> [Task brief]: The line holding "import pandas as pd" is the last one to output; start at the first line of the data, keep every line in between exactly, and leave out pictures.

> [Collected material]:
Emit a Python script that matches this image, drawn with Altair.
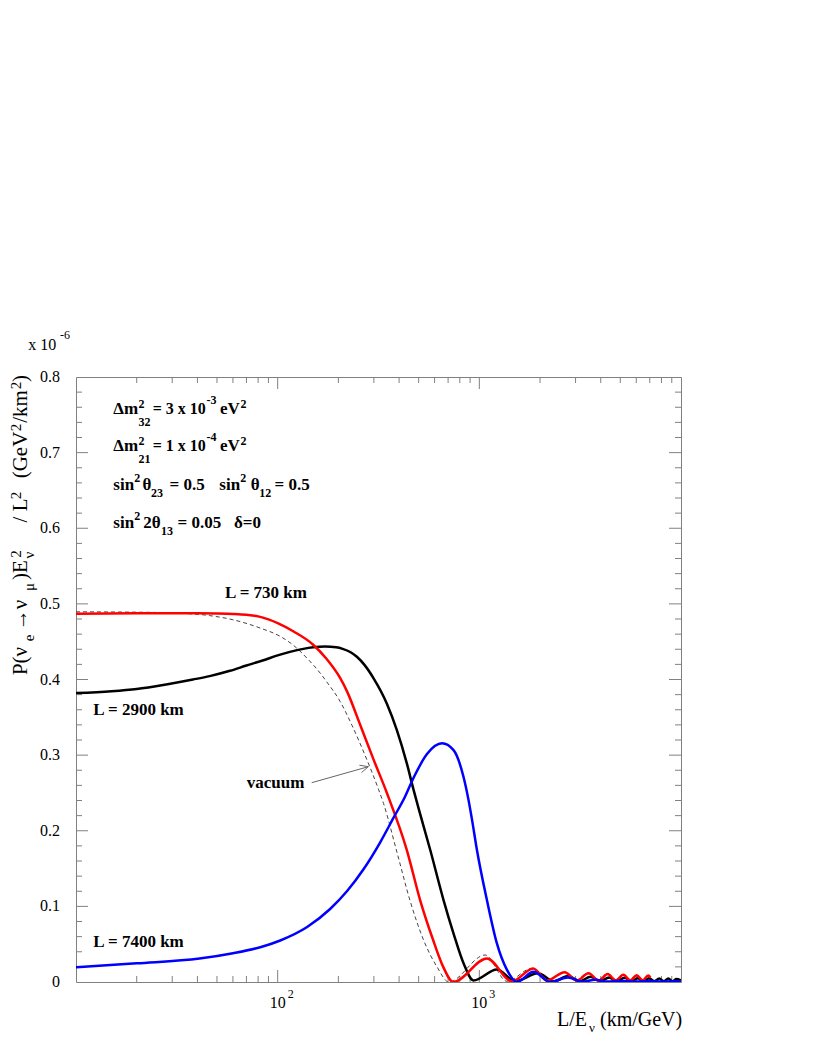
import altair as alt
import pandas as pd

# ---------------- data (values in units of 1e-6 GeV^2/km^2) ----------------
red_x = [10, 20, 40, 50, 60, 70, 80, 90, 100, 120, 150, 175, 204, 221, 257, 298, 348, 437, 509, 590, 662, 742,
         1091, 1452, 1851, 2164, 2650, 3050, 3480, 3900, 4330, 4750, 5180, 5600, 6030, 6450, 6880, 7050]
red_y = [0.487, 0.4875, 0.4875, 0.4872, 0.4866, 0.4855, 0.4835, 0.4795, 0.4745, 0.4635, 0.446, 0.427, 0.402,
         0.384, 0.3395, 0.295, 0.250, 0.1745, 0.108, 0.0555, 0.020, 0.0,
         0.031, 0.001, 0.018, 0.002, 0.013, 0.002, 0.0115, 0.002, 0.0105, 0.002, 0.0095, 0.002, 0.009, 0.002,
         0.0085, 0.006]

black_x = [10, 15, 20, 28, 38, 46, 58, 70, 85, 99, 115, 134, 150, 172, 195, 210, 230, 247, 270, 299, 348, 390,
           437, 472, 509, 571, 665, 745, 835, 935,
           1222, 1507, 1950, 2350, 2750, 3150, 3560, 3980, 4400, 4820, 5250, 5680, 6100, 6520, 6950, 7370,
           7800, 8220, 8650, 9070, 9500, 10000]
black_y = [0.382, 0.3845, 0.3875, 0.3935, 0.400, 0.4045, 0.4115, 0.4185, 0.4255, 0.4315, 0.4365, 0.4405,
           0.4425, 0.4435, 0.4425, 0.4405, 0.436, 0.430, 0.419, 0.4015, 0.368, 0.333,
           0.289, 0.254, 0.222, 0.1745, 0.108, 0.064, 0.0247, 0.002,
           0.0165, 0.001, 0.0115, 0.001, 0.008, 0.001, 0.007, 0.001, 0.006, 0.001, 0.0055, 0.001, 0.005, 0.001,
           0.005, 0.001, 0.0045, 0.001, 0.0045, 0.001, 0.004, 0.002]

blue_x = [10, 20, 41, 60, 82, 103, 140, 182, 221, 267, 323, 375, 428, 472, 550, 653, 745, 835, 884, 918, 973,
          1091, 1222, 1371, 1535, 1857, 2245, 2750, 3250, 3750, 4300, 5000, 6000, 7000, 8000, 9000, 10000]
blue_y = [0.0194, 0.0247, 0.031, 0.038, 0.046, 0.0549, 0.0727, 0.0965, 0.1203, 0.1494, 0.1851, 0.2169, 0.245,
          0.270, 0.3015, 0.3157, 0.3066, 0.271, 0.2405, 0.216, 0.1745, 0.108, 0.051, 0.016, 0.0, 0.0136, 0.0,
          0.006, 0.0005, 0.003, 0.0005, 0.0015, 0.0005, 0.0012, 0.0005, 0.001, 0.001]

vac_x = [10, 20, 30, 46, 60, 82, 103, 120, 140, 163, 175, 204, 234, 271, 316, 335, 390, 454, 529, 617, 705,
         1069, 1371, 1823, 2150, 2640, 3000, 3450, 3850, 4300, 4700, 5150, 5550, 6000, 6400, 6850, 7000]
vac_y = [0.4895, 0.489, 0.488, 0.4845, 0.479, 0.468, 0.457, 0.445, 0.428, 0.408, 0.397, 0.371, 0.339, 0.300,
         0.255, 0.236, 0.172, 0.107, 0.0555, 0.020, 0.0,
         0.0357, 0.001, 0.0181, 0.002, 0.013, 0.002, 0.0118, 0.002, 0.0105, 0.002, 0.0097, 0.002, 0.009, 0.002,
         0.0085, 0.006]

x_major = [100, 1000]
x_minor = [20, 30, 40, 50, 60, 70, 80, 90, 200, 300, 400, 500, 600, 700, 800, 900,
           2000, 3000, 4000, 5000, 6000, 7000, 8000, 9000]
x_label_vals = [100, 1000]
x_label_base = ["10", "10"]
x_label_exp = ["2", "3"]
y_labels = [0, 0.1, 0.2, 0.3, 0.4, 0.5, 0.6, 0.7, 0.8]
y_label_text = ["0", "0.1", "0.2", "0.3", "0.4", "0.5", "0.6", "0.7", "0.8"]
y_major = [0.1, 0.2, 0.3, 0.4, 0.5, 0.6, 0.7]
y_minor = [0.02, 0.04, 0.06, 0.08, 0.12, 0.14, 0.16, 0.18, 0.22, 0.24, 0.26, 0.28, 0.32, 0.34, 0.36, 0.38,
           0.42, 0.44, 0.46, 0.48, 0.52, 0.54, 0.56, 0.58, 0.62, 0.64, 0.66, 0.68, 0.72, 0.74, 0.76, 0.78]

# ---------------- layout ----------------
W = H = 605
FONT = "'Liberation Serif', 'Times New Roman', Times, serif"
GRAY = "#808080"
xs = alt.Scale(type="log", domain=[10, 10000])
ys = alt.Scale(domain=[0, 0.8])
dummy = pd.DataFrame({"a": [0]})


def line(xv, yv, color, width, dash=None):
    df = pd.DataFrame({"x": xv, "y": yv})
    kw = dict(color=color, strokeWidth=width, interpolate="monotone", clip=True)
    if dash:
        kw["strokeDash"] = dash
    return alt.Chart(df).mark_line(**kw).encode(
        x=alt.X("x:Q", scale=xs, axis=None),
        y=alt.Y("y:Q", scale=ys, axis=None),
    )


def txt(t, px, py, size, weight="normal", align="left", angle=0, color="black"):
    kw = dict(font=FONT, fontSize=size, fontWeight=weight, align=align, baseline="middle", color=color)
    if angle:
        kw["angle"] = angle
    return alt.Chart(dummy).mark_text(**kw).encode(
        x=alt.value(px), y=alt.value(py), text=alt.value(t)
    )


layers = []

# tick marks pointing inward on all four sides
def xticks(vals, length, top):
    df = pd.DataFrame({"x": vals})
    y1, y2 = (0, length) if top else (H - length, H)
    return alt.Chart(df).mark_rule(color=GRAY, strokeWidth=1).encode(
        x=alt.X("x:Q", scale=xs, axis=None), y=alt.value(y1), y2=alt.value(y2))


def yticks(vals, length, right):
    df = pd.DataFrame({"y": vals})
    x1, x2 = (W - length, W) if right else (0, length)
    return alt.Chart(df).mark_rule(color=GRAY, strokeWidth=1).encode(
        y=alt.Y("y:Q", scale=ys, axis=None), x=alt.value(x1), x2=alt.value(x2))


for top in (False, True):
    layers.append(xticks(x_major, 12, top))
    layers.append(xticks(x_minor, 6, top))
for right in (False, True):
    layers.append(yticks(y_major, 12, right))
    layers.append(yticks(y_minor, 6, right))

# curves
layers.append(line(vac_x, vac_y, "#444444", 1, [4, 3]))
layers.append(line(black_x, black_y, "black", 2.5))
layers.append(line(red_x, red_y, "#ff0000", 2.5))
layers.append(line(blue_x, blue_y, "#0000ff", 2.5))

# tick labels (drawn as text through the scales)
layers.append(
    alt.Chart(pd.DataFrame({"y": y_labels, "t": y_label_text})).mark_text(
        font=FONT, fontSize=16, align="right", baseline="middle", color="black"
    ).encode(y=alt.Y("y:Q", scale=ys, axis=None), x=alt.value(-16), text="t:N")
)
xl = pd.DataFrame({"x": x_label_vals, "b": x_label_base, "e": x_label_exp})
layers.append(
    alt.Chart(xl).mark_text(font=FONT, fontSize=16, align="center", baseline="middle", color="black")
    .encode(x=alt.X("x:Q", scale=xs, axis=None), y=alt.value(626), text="b:N")
)
layers.append(
    alt.Chart(xl).mark_text(font=FONT, fontSize=12, dx=13, align="center", baseline="middle", color="black")
    .encode(x=alt.X("x:Q", scale=xs, axis=None), y=alt.value(617), text="e:N")
)

# parameter block
B = "bold"
for (yy, dm, sub, ex) in [(32, "= 3 x 10", "32", "-3"), (69, "= 1 x 10", "21", "-4")]:
    layers.append(txt("\u0394m", 37.3, yy, 17, B))
    layers.append(txt(dm, 76.7, yy, 16, B))
    layers.append(txt("eV", 144, yy, 17, B))
    layers.append(txt("2", 62.5, yy - 5, 12, B))
    layers.append(txt(sub, 62.5, yy + 12.7, 12, B))
    layers.append(txt(ex, 130.5, yy - 9, 12, B))
    layers.append(txt("2", 164.5, yy - 5, 12, B))
for (t, px) in [("sin", 37.3), ("\u03b8", 66.5), ("= 0.5", 93.5), ("sin", 143.3), ("\u03b8", 174.7), ("= 0.5", 198.5)]:
    layers.append(txt(t, px, 108, 17, B))
for (t, px, py) in [("2", 58.3, 101.3), ("2", 164.3, 101.3), ("23", 75, 115.7), ("12", 183.2, 115.7)]:
    layers.append(txt(t, px, py, 12, B))
for (t, px) in [("sin", 37.3), ("2\u03b8", 67.3), ("= 0.05", 101.5), ("\u03b4=0", 158)]:
    layers.append(txt(t, px, 146, 17, B))
for (t, px, py) in [("2", 58.3, 139.3), ("13", 85, 153.7)]:
    layers.append(txt(t, px, py, 12, B))

# curve labels
layers.append(txt("L = 730 km", 149, 216.3, 17, B))
layers.append(txt("L = 2900 km", 17.3, 333, 17, B))
layers.append(txt("L = 7400 km", 17.3, 564.7, 17, B))
layers.append(txt("vacuum", 170.7, 405.7, 17, B))

# arrow from "vacuum" to dashed curve
arrow_segments = [((235.7, 405.7), (292.3, 389.7)), ((283.4, 388.2), (292.3, 389.7)), ((285.5, 395.6), (292.3, 389.7))]
for (a, b) in arrow_segments:
    layers.append(alt.Chart(dummy).mark_rule(color="#666666", strokeWidth=1).encode(
        x=alt.value(a[0]), y=alt.value(a[1]), x2=alt.value(b[0]), y2=alt.value(b[1])))

# multiplier
layers.append(txt("x 10", -47.7, -32, 16))
layers.append(txt("-6", -16, -42, 12))

# x-axis title
layers.append(txt("L/E", 481, 643, 20))
layers.append(txt("\u03bd", 513, 651, 13))
layers.append(txt("(km/GeV)", 524, 643, 20))

# y-axis title (rotated)
for (t, py) in [("P(\u03bd", 284), ("\u2192\u03bd", 238), (")E", 193), ("/ L", 133.5), ("(GeV", 78),
                ("/km", 29.5), (")", 1.5)]:
    layers.append(txt(t, -55, py, 21, align="center", angle=270))
for (t, py) in [("e", 261), ("\u03bc", 210), ("\u03bd", 178)]:
    layers.append(txt(t, -47, py, 15, align="center", angle=270))
for (t, py) in [("2", 177), ("2", 118.5), ("2", 50.5), ("2", 8.5)]:
    layers.append(txt(t, -60, py, 15, align="center", angle=270))

chart = alt.layer(*layers).properties(
    width=W, height=H,
    padding={"left": 68, "top": 369, "right": 128, "bottom": 68},
    autosize=alt.AutoSizeParams(type="none"),
).configure_view(stroke=GRAY, strokeWidth=1)

chart.save("out.html", embed_options={"renderer": "svg", "actions": False})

> [Written response]:
Emit a Python script that matches this image, drawn with Altair.
import altair as alt
import pandas as pd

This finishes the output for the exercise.